Er nennt den „Volksatheismus“ (vgl. III, S. 1.963 ff.), der mit einem „Volkshumanismus“ korrespondiert (vgl. III, S. 1.968). Es handelt sich hier nicht um ein bloß erkenntnismäßiges Ereignis der Abkehr vom Gottesglauben, sondern um eine besondere Lebensform, Resultat auch der konsequenten Trennung von Staat und Kirche (vgl. I, S. 336 ff; II, S. 984 ff., 1.248 ff., 1.482 ff.; III, 1.720 ff.) und der Hinwendung zur modernen Massenkultur, die „für den westlichen Menschen in der DDR durchaus prägend“ war (III, S. 1.969).

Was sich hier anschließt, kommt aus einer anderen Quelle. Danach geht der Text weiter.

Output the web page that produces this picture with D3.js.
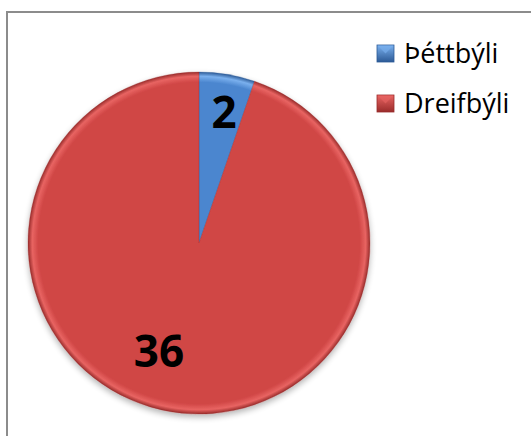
<!DOCTYPE html>
<html><head><meta charset="utf-8">
<script src="https://cdn.jsdelivr.net/npm/d3@7"></script>
<style>body{margin:0;background:#fff}svg{display:block}</style>
</head><body>
<svg id="c" width="531" height="436"></svg>
<script>
const categories = ["Þéttbýli", "Dreifbýli"];
const values = [2, 36];
const colors = ["#4b86cf", "#d04645"];
const lights = ["#7ab0ee", "#e86462"];
const darks = ["#2c5a96", "#9a2c2b"];

const svg = d3.select("#c");
const defs = svg.append("defs");

// chart border
svg.append("rect").attr("x", 7).attr("y", 12).attr("width", 540).attr("height", 440)
  .attr("fill", "#fff").attr("stroke", "#8c8c8c").attr("stroke-width", 2);

const cx = 199, cy = 243, r = 171;

// shadow
const f = defs.append("filter").attr("id", "sh").attr("x", "-20%").attr("y", "-20%").attr("width", "140%").attr("height", "140%");
f.append("feGaussianBlur").attr("in", "SourceAlpha").attr("stdDeviation", 3);
f.append("feOffset").attr("dx", 0).attr("dy", 3).attr("result", "b");
f.append("feComponentTransfer").append("feFuncA").attr("type", "linear").attr("slope", 0.3);
const m = f.append("feMerge"); m.append("feMergeNode"); m.append("feMergeNode").attr("in", "SourceGraphic");

categories.forEach((c, i) => {
  const g = defs.append("radialGradient").attr("id", "g" + i)
    .attr("gradientUnits", "userSpaceOnUse").attr("cx", 0).attr("cy", 0).attr("r", r);
  g.append("stop").attr("offset", "0%").attr("stop-color", colors[i]);
  g.append("stop").attr("offset", "94%").attr("stop-color", colors[i]);
  g.append("stop").attr("offset", "97.5%").attr("stop-color", lights[i]);
  g.append("stop").attr("offset", "100%").attr("stop-color", darks[i]);
  const lg = defs.append("linearGradient").attr("id", "l" + i).attr("x1", 0).attr("y1", 0).attr("x2", 0).attr("y2", 1);
  lg.append("stop").attr("offset", "0%").attr("stop-color", lights[i]);
  lg.append("stop").attr("offset", "100%").attr("stop-color", darks[i]);
});

const pie = d3.pie().sort(null).value(d => d)(values);
const arc = d3.arc().innerRadius(0).outerRadius(r);
const pg = svg.append("g").attr("transform", `translate(${cx},${cy})`).attr("filter", "url(#sh)");
pg.selectAll("path").data(pie).join("path")
  .attr("d", arc).attr("fill", (d, i) => `url(#g${i})`)
  .attr("stroke", (d, i) => darks[i]).attr("stroke-width", 0.6).attr("stroke-opacity", 0.5);

// data labels
const labelPos = [[25, -132], [-40, 107]];
svg.append("g").attr("transform", `translate(${cx},${cy})`)
  .selectAll("text").data(pie).join("text")
  .attr("x", (d, i) => labelPos[i][0]).attr("y", (d, i) => labelPos[i][1])
  .attr("text-anchor", "middle").attr("dominant-baseline", "central")
  .attr("font-family", "Open Sans, sans-serif").attr("font-weight", "bold")
  .attr("font-size", 44).attr("fill", "#000")
  .text(d => d.data);

// legend
const leg = svg.append("g");
categories.forEach((c, i) => {
  const y = 45 + i * 50;
  leg.append("rect").attr("x", 377).attr("y", y).attr("width", 17).attr("height", 17)
    .attr("fill", `url(#l${i})`).attr("stroke", darks[i]).attr("stroke-width", 0.8);
  leg.append("path").attr("d", `M${377.5},${y + 0.5}L${385.5},${y + 8.5}L${393.5},${y + 0.5}Z`)
    .attr("fill", lights[i]).attr("opacity", 0.6);
  leg.append("text").attr("x", 404).attr("y", y + 18)
    .attr("font-family", "Open Sans, sans-serif").attr("font-size", 27).attr("fill", "#000")
    .text(c);
});
</script>
</body></html>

Das Beispiel wird hier gegeben, um anzuregen, der Studie Dietrichs die Geschichte einzelner Kulturbereiche irgendwann folgen zu lassen, etwa (wegen des „Volkshumanismus“) die Geschichte des Bestattungswesens und der daran gebundenen Festkultur, die aktuell zu einem deutlichen Nordost-Südwest-Gefälle in Deutschland bei der Feuerbestattung geführt hat, wie Jane Redlin 2009 sie in ihrer Studie über selbstverständliche „Säkulare Totenrituale“ in der DDR beschrieb und die fortzusetzen wäre. Das „Kulturproblem“ ist hier, den Säkularisierungsvorsprung Ostdeutschlands als Fortschritt anzuerkennen oder zu versuchen, weil diese Entchristlichung vorrangig als Produkt der Diktatur und Verlust des „Abendlandes“ gilt, diese Prozesse rückgängig zu machen – wofür die „neuen Länder“ und die Kirchen ab 1991 ja hohe Summen vergeblich in die „Remissionierung“ investieren.

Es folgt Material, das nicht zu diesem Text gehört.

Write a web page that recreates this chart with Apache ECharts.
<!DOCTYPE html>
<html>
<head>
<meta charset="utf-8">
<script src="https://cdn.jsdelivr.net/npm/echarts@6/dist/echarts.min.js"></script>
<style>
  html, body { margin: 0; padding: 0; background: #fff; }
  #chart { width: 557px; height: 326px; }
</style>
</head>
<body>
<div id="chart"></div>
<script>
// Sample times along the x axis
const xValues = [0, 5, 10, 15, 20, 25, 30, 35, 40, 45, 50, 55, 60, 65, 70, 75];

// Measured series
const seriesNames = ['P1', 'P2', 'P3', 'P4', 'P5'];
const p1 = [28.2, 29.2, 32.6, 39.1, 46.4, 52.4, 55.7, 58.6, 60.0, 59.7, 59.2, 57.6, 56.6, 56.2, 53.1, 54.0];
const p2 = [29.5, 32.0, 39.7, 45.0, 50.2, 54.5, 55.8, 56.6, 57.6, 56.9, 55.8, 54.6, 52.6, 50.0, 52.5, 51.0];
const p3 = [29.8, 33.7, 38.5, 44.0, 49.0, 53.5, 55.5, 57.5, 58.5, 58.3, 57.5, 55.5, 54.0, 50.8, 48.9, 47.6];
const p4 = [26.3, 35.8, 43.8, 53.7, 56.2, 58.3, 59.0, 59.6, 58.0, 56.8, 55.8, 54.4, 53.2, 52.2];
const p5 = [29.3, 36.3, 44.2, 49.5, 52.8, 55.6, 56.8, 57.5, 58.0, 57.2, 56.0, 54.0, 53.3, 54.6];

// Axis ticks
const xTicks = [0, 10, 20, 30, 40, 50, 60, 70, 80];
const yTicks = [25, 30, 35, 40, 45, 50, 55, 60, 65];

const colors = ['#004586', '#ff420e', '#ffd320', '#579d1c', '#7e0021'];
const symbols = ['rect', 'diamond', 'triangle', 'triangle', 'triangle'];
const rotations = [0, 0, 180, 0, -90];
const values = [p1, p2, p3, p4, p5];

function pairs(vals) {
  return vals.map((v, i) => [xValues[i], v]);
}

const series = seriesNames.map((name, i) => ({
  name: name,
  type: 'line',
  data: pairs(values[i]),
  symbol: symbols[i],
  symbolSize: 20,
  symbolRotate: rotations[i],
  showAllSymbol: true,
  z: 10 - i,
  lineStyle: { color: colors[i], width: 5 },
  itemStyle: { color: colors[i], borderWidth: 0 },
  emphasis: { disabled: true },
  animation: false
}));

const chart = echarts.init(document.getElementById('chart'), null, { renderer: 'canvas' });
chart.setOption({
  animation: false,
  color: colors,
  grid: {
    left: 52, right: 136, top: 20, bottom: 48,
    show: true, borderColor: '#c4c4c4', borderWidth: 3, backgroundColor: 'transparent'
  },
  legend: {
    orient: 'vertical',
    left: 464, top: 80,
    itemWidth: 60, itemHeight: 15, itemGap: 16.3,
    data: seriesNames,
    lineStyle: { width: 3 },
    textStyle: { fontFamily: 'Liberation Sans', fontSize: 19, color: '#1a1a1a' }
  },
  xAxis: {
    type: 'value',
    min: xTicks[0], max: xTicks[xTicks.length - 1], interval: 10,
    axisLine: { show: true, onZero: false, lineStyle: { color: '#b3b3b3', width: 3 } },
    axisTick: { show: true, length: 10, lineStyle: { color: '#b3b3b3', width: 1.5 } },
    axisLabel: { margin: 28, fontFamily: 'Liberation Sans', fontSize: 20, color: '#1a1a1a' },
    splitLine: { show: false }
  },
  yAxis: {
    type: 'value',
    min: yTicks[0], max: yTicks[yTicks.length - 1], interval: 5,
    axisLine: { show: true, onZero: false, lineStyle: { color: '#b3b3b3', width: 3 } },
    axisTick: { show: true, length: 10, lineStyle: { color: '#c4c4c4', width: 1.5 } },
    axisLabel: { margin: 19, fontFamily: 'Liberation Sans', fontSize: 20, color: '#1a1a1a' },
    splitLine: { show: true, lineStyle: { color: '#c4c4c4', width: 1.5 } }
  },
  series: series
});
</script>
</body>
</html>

Die jeweiligen Einleitungen in die drei Bände, die Prologe zu den einzelnen Kapiteln sowie die zwei Schlussabschnitte und der abschließende Ausklang sind die stärksten des Gesamtwerkes und könnten auch für sich stehen. Das hätte vielleicht ein leserfreundlicheres und kostengünstigeres einbändiges Werk von etwa 300 Seiten ergeben. Die Folgerungen in dieser Verdichtung stünden dann allerdings ohne ihre Belege da und das Ergebnis wäre keine Kulturgeschichte, sondern eine Art erweiterte Prolegomina zu einer solchen, eine weitere theoretische Erörterung über die DDR, keine umfassende empirische Studie.
Der Rezensent ist ein Anhänger der Papierformen für Sammlungen in eigenen Regalen und bibliothekarischen Dokumentationszentren. Er hat zu viel Gesammeltes durch Software-Systemwechsel und Stromausfälle verloren, um der digitalen Speichermethode voll zu vertrauen. Wie auch immer Gerd Dietrich den sicher horrenden Druckkostenzuschuss aufgetrieben oder durch „Konsumverzicht“ selbst beigesteuert haben mag, das schwerwiegende Ergebnis ist nun unwiderruflich in der Welt, trotz der ehrenwerten Relativierungen durch den Autor selbst, wenn er schreibt: Es sei „um Nachsicht für die Paradoxie und Verwegenheit gebeten, Erklärungen über die Kulturgeschichte der DDR abgeben zu wollen, wo doch alle um deren Komplexität und Widersprüchlichkeiten wissen. Immerhin hat sich der Autor fast vier Jahrzehnte lang damit in Forschung und Lehre auseinandergesetzt. Nun hat er das Nachschlagewerk geschrieben, das ihm dabei immer gefehlt hat.“ (I, S. XLI) Jetzt liegt es erfreulicherweise vor.
Gerd Dietrich
Kulturgeschichte der DDR 3 Bände
Band I: Kultur in der Übergangsgesellschaft 1945–1957
Band II: Kultur in der Bildungsgesellschaft 1957–1976
Band III: Kultur in der Konsumgesellschaft 1977–1990
Göttingen: Vandenhoeck & Ruprecht Verlage 2018, 2.429 S.